— begin SOURCE MATERIAL —

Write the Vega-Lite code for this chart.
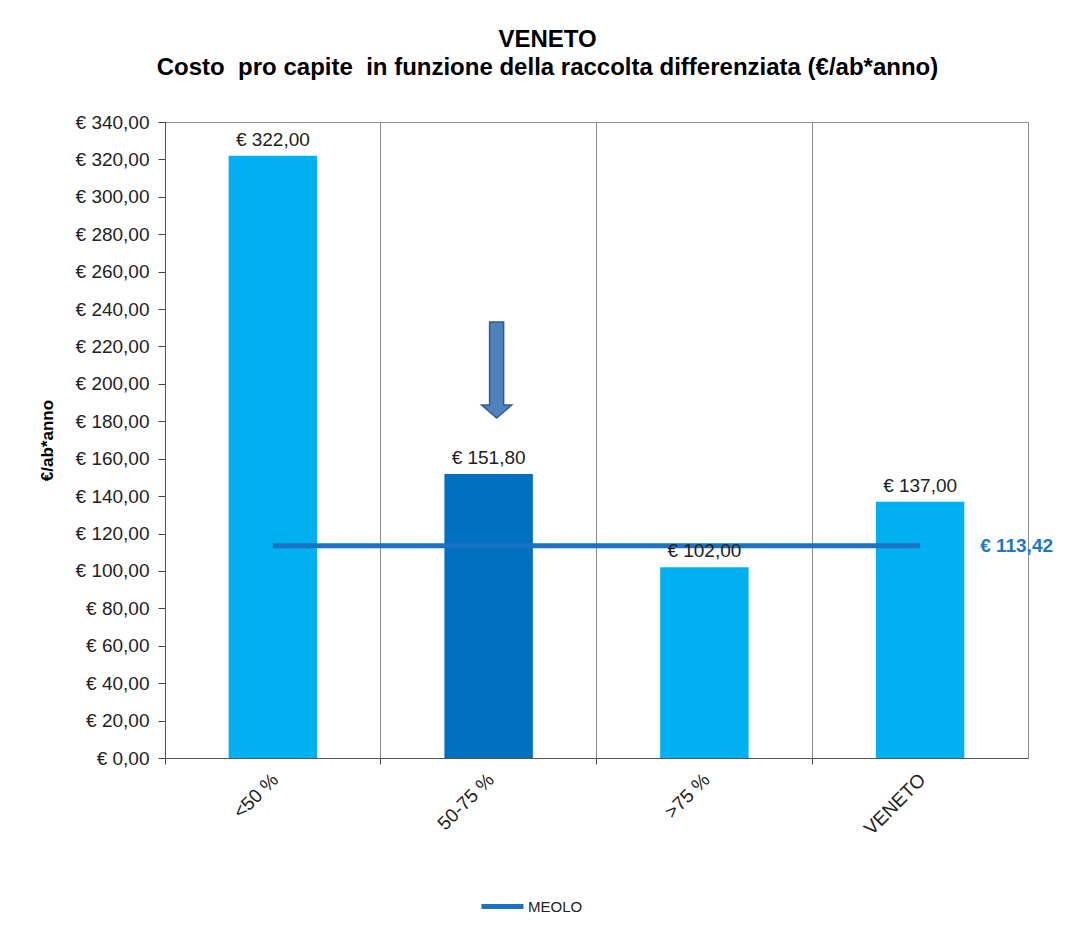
{
  "$schema": "https://vega.github.io/schema/vega-lite/v6.json",
  "width": 863,
  "height": 636,
  "autosize": {"type": "none"},
  "padding": {"left": 165, "top": 122, "right": 39, "bottom": 183},
  "background": "white",
  "config": {
    "font": "Liberation Sans",
    "locale": {"number": {"decimal": ",", "thousands": ".", "grouping": [3], "currency": ["€ ", ""]}},
    "view": {"stroke": "#8c8c8c", "strokeWidth": 1},
    "axisY": {
      "titleFontSize": 17,
      "titleFontWeight": "bold",
      "titleColor": "#000000",
      "titlePadding": 19,
      "labelOverlap": false,
      "labelFontSize": 19,
      "labelColor": "#222222",
      "labelPadding": 9,
      "tickSize": 7,
      "tickColor": "#444444",
      "domainColor": "#555555",
      "grid": false
    }
  },
  "title": {
    "text": ["VENETO", "Costo \u00a0pro capite \u00a0in funzione della raccolta differenziata (€/ab*anno)"],
    "fontSize": 24,
    "fontWeight": "bold",
    "color": "#000000",
    "lineHeight": 28,
    "anchor": "middle",
    "frame": "group",
    "dx": -49,
    "offset": 33
  },
  "data": {
    "values": [
      {"fascia": "<50 %", "costo": 322.0, "meolo": 113.42, "serie": "MEOLO", "freccia": null},
      {"fascia": "50-75 %", "costo": 151.8, "meolo": 113.42, "serie": "MEOLO", "freccia": 207.4},
      {"fascia": ">75 %", "costo": 102.0, "meolo": 113.42, "serie": "MEOLO", "freccia": null},
      {"fascia": "VENETO", "costo": 137.0, "meolo": 113.42, "serie": "MEOLO", "freccia": null}
    ]
  },
  "encoding": {
    "x": {
      "field": "fascia",
      "type": "nominal",
      "sort": null,
      "scale": {"paddingInner": 0, "paddingOuter": 0},
      "axis": {
        "title": null,
        "bandPosition": 0,
        "labelOffset": -4,
        "labelAngle": -45,
        "labelFontSize": 19,
        "labelColor": "#222222",
        "labelPadding": 6,
        "tickSize": 6,
        "tickColor": "#444444",
        "domainColor": "#555555",
        "grid": true,
        "gridColor": "#8c8c8c",
        "gridWidth": 1
      }
    }
  },
  "layer": [
    {
      "mark": {"type": "bar", "width": {"band": 0.41}},
      "encoding": {
        "y": {
          "field": "costo",
          "type": "quantitative",
          "scale": {"domain": [0, 340], "nice": false},
          "axis": {"title": "€/ab*anno", "format": "$.2f", "values": [0, 20, 40, 60, 80, 100, 120, 140, 160, 180, 200, 220, 240, 260, 280, 300, 320, 340]}
        },
        "color": {
          "condition": {"test": "datum.fascia === '50-75 %'", "value": "#0070C0"},
          "value": "#00B0F0"
        }
      }
    },
    {
      "mark": {"type": "line", "strokeWidth": 5, "strokeCap": "butt"},
      "encoding": {
        "y": {
          "field": "meolo",
          "type": "quantitative",
          "axis": {"title": "€/ab*anno", "format": "$.2f", "values": [0, 20, 40, 60, 80, 100, 120, 140, 160, 180, 200, 220, 240, 260, 280, 300, 320, 340]}
        },
        "stroke": {
          "field": "serie",
          "type": "nominal",
          "scale": {"range": ["#1B72C0"]},
          "legend": {
            "title": null,
            "orient": "none",
            "legendX": 314,
            "legendY": 761,
            "padding": 0,
            "symbolType": "stroke",
            "symbolSize": 1764,
            "symbolStrokeWidth": 5,
            "labelFontSize": 15,
            "labelColor": "#222222",
            "labelOffset": 2
          }
        }
      }
    },
    {
      "mark": {"type": "text", "baseline": "bottom", "dy": -6, "fontSize": 19, "color": "#222222"},
      "encoding": {
        "y": {
          "field": "costo",
          "type": "quantitative",
          "axis": {"title": "€/ab*anno", "format": "$.2f", "values": [0, 20, 40, 60, 80, 100, 120, 140, 160, 180, 200, 220, 240, 260, 280, 300, 320, 340]}
        },
        "text": {"field": "costo", "type": "quantitative", "format": "$.2f"}
      }
    },
    {
      "transform": [{"filter": "datum.fascia === 'VENETO'"}],
      "mark": {"type": "text", "align": "left", "baseline": "middle", "dx": 60, "fontSize": 19, "fontWeight": "bold", "color": "#1F78C4"},
      "encoding": {
        "y": {
          "field": "meolo",
          "type": "quantitative",
          "axis": {"title": "€/ab*anno", "format": "$.2f", "values": [0, 20, 40, 60, 80, 100, 120, 140, 160, 180, 200, 220, 240, 260, 280, 300, 320, 340]}
        },
        "text": {"field": "meolo", "type": "quantitative", "format": "$.2f"}
      }
    },
    {
      "transform": [{"filter": "datum.freccia != null"}],
      "mark": {
        "type": "point",
        "shape": "M-0.073,-0.5L0.073,-0.5L0.073,0.365L0.156,0.365L0,0.5L-0.156,0.365L-0.073,0.365Z",
        "size": 36864,
        "filled": true,
        "fill": "#4F81BD",
        "stroke": "#2F5C8F",
        "strokeWidth": 1.5,
        "opacity": 1,
        "xOffset": 8
      },
      "encoding": {
        "y": {
          "field": "freccia",
          "type": "quantitative",
          "axis": {"title": "€/ab*anno", "format": "$.2f", "values": [0, 20, 40, 60, 80, 100, 120, 140, 160, 180, 200, 220, 240, 260, 280, 300, 320, 340]}
        }
      }
    }
  ]
}
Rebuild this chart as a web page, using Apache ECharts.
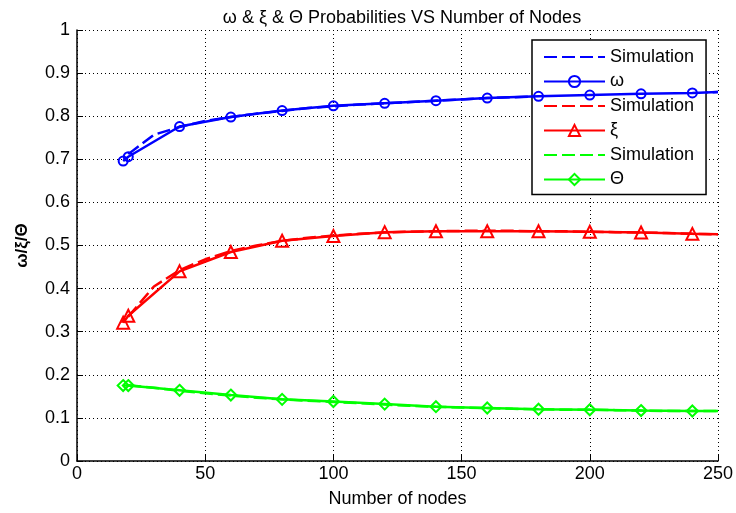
<!DOCTYPE html>
<html>
<head>
<meta charset="utf-8">
<script src="https://cdn.jsdelivr.net/npm/echarts@6/dist/echarts.min.js"></script>
<style>
  html, body { margin: 0; padding: 0; background: #fff; }
  #chart { width: 736px; height: 513px; }
</style>
</head>
<body>
<div id="chart"></div>
<script>
// Analytical curves (marked) sampled at these node counts; the last point is drawn without a marker
const nodes = [18, 20, 40, 60, 80, 100, 120, 140, 160, 180, 200, 220, 240, 250];
const omega = [0.696, 0.706, 0.776, 0.798, 0.813, 0.824, 0.830, 0.836, 0.842, 0.846, 0.849, 0.852, 0.854, 0.856];
const xi    = [0.321, 0.337, 0.440, 0.485, 0.511, 0.522, 0.531, 0.533, 0.533, 0.533, 0.532, 0.530, 0.527, 0.526];
const theta = [0.175, 0.175, 0.164, 0.153, 0.143, 0.138, 0.132, 0.126, 0.123, 0.120, 0.119, 0.117, 0.116, 0.116];

// Simulation results (dashed)
const simNodes = [20, 30, 40, 50, 60, 70, 80, 90, 100, 110, 120, 130, 140, 150, 160, 170, 180, 190, 200, 210, 220, 230, 240, 250];
const omegaSim = [0.712, 0.757, 0.775, 0.789, 0.798, 0.806, 0.812, 0.819, 0.823, 0.827, 0.830, 0.833, 0.836, 0.839, 0.842, 0.844, 0.846, 0.848, 0.849, 0.851, 0.852, 0.853, 0.855, 0.856];
const xiSim    = [0.335, 0.405, 0.443, 0.468, 0.487, 0.500, 0.511, 0.518, 0.523, 0.527, 0.530, 0.532, 0.533, 0.534, 0.534, 0.534, 0.533, 0.533, 0.532, 0.531, 0.530, 0.529, 0.527, 0.526];
const thetaSim = [0.176, 0.170, 0.163, 0.157, 0.152, 0.147, 0.143, 0.140, 0.137, 0.134, 0.131, 0.128, 0.126, 0.124, 0.123, 0.121, 0.120, 0.119, 0.119, 0.118, 0.117, 0.116, 0.116, 0.116];

const xTicks = [0, 50, 100, 150, 200, 250];
const yTicks = [0, 0.1, 0.2, 0.3, 0.4, 0.5, 0.6, 0.7, 0.8, 0.9, 1];

const FONT = '"Liberation Sans", Arial, sans-serif';
const BLUE = '#0000ff', RED = '#ff0000', GREEN = '#00ff00';

function pairs(xs, ys, lastPlain) {
  return xs.map((x, i) => {
    if (lastPlain && i === xs.length - 1) return { value: [x, ys[i]], symbol: 'none' };
    return [x, ys[i]];
  });
}

function simSeries(name, color, ys) {
  return {
    name: name, type: 'line', data: pairs(simNodes, ys, false),
    symbol: 'none', z: 3,
    lineStyle: { color: color, width: 2.5, type: [13, 5] },
    itemStyle: { color: color }
  };
}

function theorySeries(name, color, symbol, size, ys) {
  return {
    name: name, type: 'line', data: pairs(nodes, ys, true),
    symbol: symbol, symbolSize: size, showAllSymbol: true, z: 4,
    lineStyle: { color: color, width: 2.5 },
    itemStyle: { color: 'rgba(0,0,0,0)', borderColor: color, borderWidth: 2 }
  };
}

// legend entries for dashed series show only the line sample
function simLegend(name) {
  return { name: name, itemStyle: { opacity: 0 } };
}

const chart = echarts.init(document.getElementById('chart'), null, { renderer: 'canvas' });
chart.setOption({
  animation: false,
  backgroundColor: '#ffffff',
  title: {
    text: 'ω & ξ & Θ Probabilities VS Number of Nodes',
    left: 397, textAlign: 'center', top: 4,
    textStyle: { fontFamily: FONT, fontSize: 18, fontWeight: 'normal', color: '#000' }
  },
  grid: { left: 77, right: 18, top: 30, bottom: 46, containLabel: false },
  legend: {
    orient: 'vertical', left: 532, top: 40,
    padding: [8, 12, 6, 11],
    itemWidth: 61, itemHeight: 14, itemGap: 6.5,
    backgroundColor: '#ffffff', borderColor: '#000', borderWidth: 1.5,
    textStyle: { fontFamily: FONT, fontSize: 18, color: '#000' },
    formatter: n => n.trim(),
    data: [simLegend('Simulation'), 'ω', simLegend('Simulation '), 'ξ', simLegend('Simulation  '), 'Θ']
  },
  xAxis: {
    type: 'value', min: xTicks[0], max: xTicks[xTicks.length - 1], interval: 50,
    name: 'Number of nodes', nameLocation: 'middle', nameGap: 29,
    nameTextStyle: { fontFamily: FONT, fontSize: 18, color: '#000' },
    axisLine: { onZero: false, lineStyle: { color: '#000', width: 1.5 } },
    axisTick: { inside: true, length: 6, lineStyle: { color: '#000' } },
    axisLabel: { fontFamily: FONT, fontSize: 18, color: '#000', margin: 4 },
    splitLine: { show: true, lineStyle: { color: '#000', width: 1, type: [1, 3] } }
  },
  yAxis: {
    type: 'value', min: yTicks[0], max: yTicks[yTicks.length - 1], interval: 0.1,
    name: 'ω/ξ/Θ', nameLocation: 'middle', nameGap: 46, nameRotate: 90,
    nameTextStyle: { fontFamily: FONT, fontSize: 17, color: '#000', fontWeight: 'bold' },
    axisLine: { show: true, lineStyle: { color: '#000', width: 1.5 } },
    axisTick: { show: true, inside: true, length: 6, lineStyle: { color: '#000' } },
    axisLabel: {
      fontFamily: FONT, fontSize: 18, color: '#000', margin: 7,
      formatter: v => String(Math.round(v * 10) / 10)
    },
    splitLine: { show: true, lineStyle: { color: '#000', width: 1, type: [1, 3] } }
  },
  series: [
    simSeries('Simulation', BLUE, omegaSim),
    theorySeries('ω', BLUE, 'circle', 9, omega),
    simSeries('Simulation ', RED, xiSim),
    theorySeries('ξ', RED, 'triangle', 12, xi),
    simSeries('Simulation  ', GREEN, thetaSim),
    theorySeries('Θ', GREEN, 'diamond', 11, theta)
  ]
});
</script>
</body>
</html>
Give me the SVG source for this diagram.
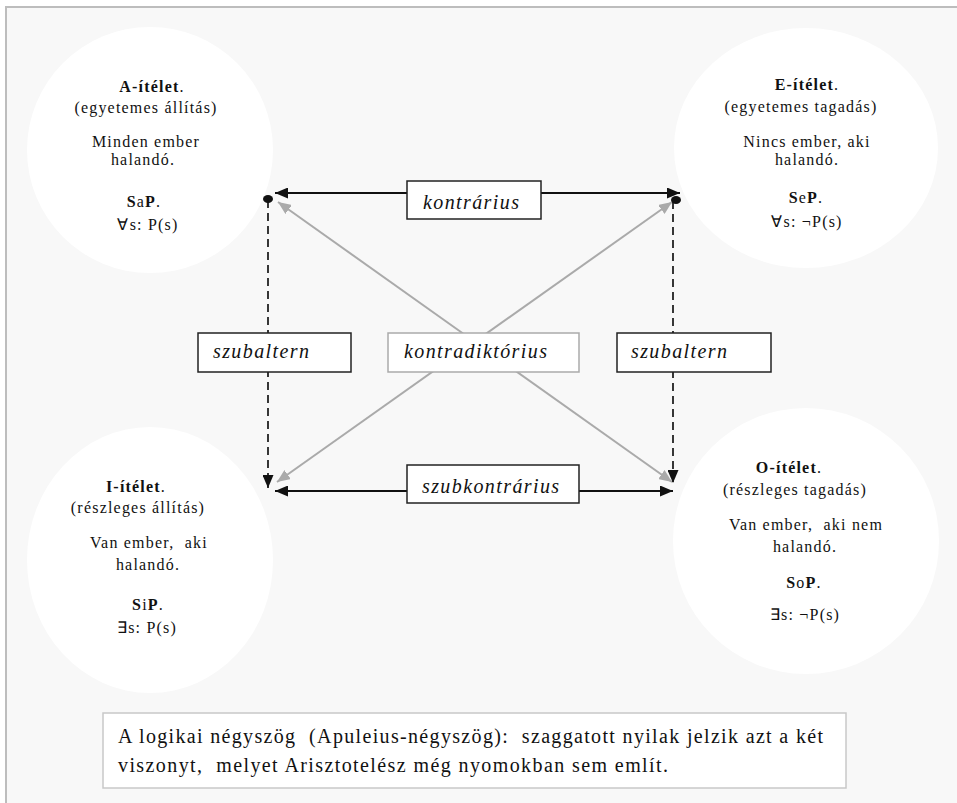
<svg xmlns="http://www.w3.org/2000/svg" width="957" height="803" viewBox="0 0 957 803">
<defs>
<marker id="ab" markerUnits="userSpaceOnUse" markerWidth="13" markerHeight="11" refX="13" refY="5.5" orient="auto-start-reverse"><path d="M0,0 L13,5.5 L0,11 z" fill="#111"/></marker>
<marker id="ag" markerUnits="userSpaceOnUse" markerWidth="13" markerHeight="11" refX="13" refY="5.5" orient="auto-start-reverse"><path d="M0,0 L13,5.5 L0,11 z" fill="#aaa"/></marker>
</defs>
<rect x="0" y="0" width="957" height="803" fill="#fff"/>
<rect x="6" y="7" width="951" height="796" fill="#f8f8f8"/>
<path d="M6,803 V7 H957" stroke="#bdbdbd" stroke-width="2" fill="none"/>

<g id="node-A" font-size="16" fill="#111" text-anchor="middle" letter-spacing="1.2">
<ellipse cx="150" cy="150" rx="123" ry="123" fill="#fff"/>
<text font-family="Times New Roman" x="152" y="92" font-weight="bold">A-ítélet<tspan font-weight="normal">.</tspan></text>
<text font-family="Times New Roman" x="146" y="113">(egyetemes állítás)</text>
<text font-family="Times New Roman" x="146" y="147">Minden ember</text>
<text font-family="Times New Roman" x="143" y="165">halandó.</text>
<text font-family="Times New Roman" x="144" y="207"><tspan font-weight="bold">S</tspan>a<tspan font-weight="bold">P</tspan>.</text>
<text font-family="Times New Roman" x="148" y="230">∀s: P(s)</text>
</g>

<g id="node-E" font-size="16" fill="#111" text-anchor="middle" letter-spacing="1.2">
<ellipse cx="806" cy="148" rx="132" ry="120" fill="#fff"/>
<text font-family="Times New Roman" x="807" y="90" font-weight="bold">E-ítélet<tspan font-weight="normal">.</tspan></text>
<text font-family="Times New Roman" x="801" y="112">(egyetemes tagadás)</text>
<text font-family="Times New Roman" x="807" y="147">Nincs ember, aki</text>
<text font-family="Times New Roman" x="807" y="165">halandó.</text>
<text font-family="Times New Roman" x="806" y="203"><tspan font-weight="bold">S</tspan>e<tspan font-weight="bold">P</tspan>.</text>
<text font-family="Times New Roman" x="807" y="227">∀s: ¬P(s)</text>
</g>

<g id="node-I" font-size="16" fill="#111" text-anchor="middle" letter-spacing="1.2">
<ellipse cx="150" cy="560" rx="123" ry="133" fill="#fff"/>
<text font-family="Times New Roman" x="136" y="492" font-weight="bold">I-ítélet<tspan font-weight="normal">.</tspan></text>
<text font-family="Times New Roman" x="138" y="513">(részleges állítás)</text>
<text font-family="Times New Roman" x="149" y="548" xml:space="preserve">Van ember,  aki</text>
<text font-family="Times New Roman" x="148" y="570">halandó.</text>
<text font-family="Times New Roman" x="148" y="610"><tspan font-weight="bold">S</tspan>i<tspan font-weight="bold">P</tspan>.</text>
<text font-family="Times New Roman" x="147" y="633">∃s: P(s)</text>
</g>

<g id="node-O" font-size="16" fill="#111" text-anchor="middle" letter-spacing="1.2">
<ellipse cx="806" cy="541" rx="133" ry="133" fill="#fff"/>
<text font-family="Times New Roman" x="789" y="473" font-weight="bold">O-ítélet<tspan font-weight="normal">.</tspan></text>
<text font-family="Times New Roman" x="795" y="495">(részleges tagadás)</text>
<text font-family="Times New Roman" x="806" y="530" xml:space="preserve">Van ember,  aki nem</text>
<text font-family="Times New Roman" x="805" y="552">halandó.</text>
<text font-family="Times New Roman" x="804" y="588"><tspan font-weight="bold">S</tspan>o<tspan font-weight="bold">P</tspan>.</text>
<text font-family="Times New Roman" x="805" y="620">∃s: ¬P(s)</text>
</g>

<g id="connectors" fill="none">
<g stroke="#aaa" stroke-width="2" marker-start="url(#ag)" marker-end="url(#ag)">
<line x1="278" y1="202" x2="672" y2="482"/>
<line x1="672" y1="202" x2="277" y2="482"/>
</g>
<g stroke="#111" stroke-width="1.8" marker-start="url(#ab)" marker-end="url(#ab)">
<line x1="275" y1="193" x2="680" y2="193"/>
<line x1="275" y1="491" x2="673" y2="491"/>
</g>
<g stroke="#222" stroke-width="1.8" stroke-dasharray="8 5" marker-end="url(#ab)">
<line x1="268" y1="200" x2="268" y2="488"/>
<line x1="673" y1="201" x2="673" y2="483"/>
</g>
<ellipse cx="268" cy="199" rx="5" ry="4" fill="#111"/>
<ellipse cx="676" cy="200" rx="5" ry="4" fill="#111"/>
</g>

<g id="labels" font-size="20" font-style="italic" fill="#111" letter-spacing="1.4">
<g id="label-kontrarius">
<rect x="407" y="181" width="134" height="38" fill="#fff" stroke="#222" stroke-width="1.5"/>
<text font-family="Times New Roman" x="423" y="209">kontrárius</text>
</g>
<g id="label-szubaltern-left">
<rect x="198" y="333" width="153" height="39" fill="#fff" stroke="#222" stroke-width="1.5"/>
<text font-family="Times New Roman" x="213" y="358">szubaltern</text>
</g>
<g id="label-kontradiktorius">
<rect x="388" y="333" width="191" height="39" fill="#fff" stroke="#aaa" stroke-width="1.5"/>
<text font-family="Times New Roman" x="404" y="358">kontradiktórius</text>
</g>
<g id="label-szubaltern-right">
<rect x="617" y="333" width="154" height="39" fill="#fff" stroke="#222" stroke-width="1.5"/>
<text font-family="Times New Roman" x="631" y="358">szubaltern</text>
</g>
<g id="label-szubkontrarius">
<rect x="407" y="465" width="172" height="38" fill="#fff" stroke="#222" stroke-width="1.5"/>
<text font-family="Times New Roman" x="422" y="493">szubkontrárius</text>
</g>
</g>

<g id="caption" font-size="20" fill="#111">
<rect x="103" y="713" width="743" height="75" fill="#fff" stroke="#c8c8c8" stroke-width="1.5"/>
<text font-family="Times New Roman" x="118" y="743" xml:space="preserve" textLength="705" lengthAdjust="spacing">A logikai négyszög  (Apuleius-négyszög):  szaggatott nyilak jelzik azt a két</text>
<text font-family="Times New Roman" x="118" y="772" xml:space="preserve" textLength="550" lengthAdjust="spacing">viszonyt,  melyet Arisztotelész még nyomokban sem említ.</text>
</g>
</svg>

— end SOURCE MATERIAL —

TASK: What is the number of lines in the listing that contain the string "this"? Reply with that number alone.

PROBLEM SOLUTION: 3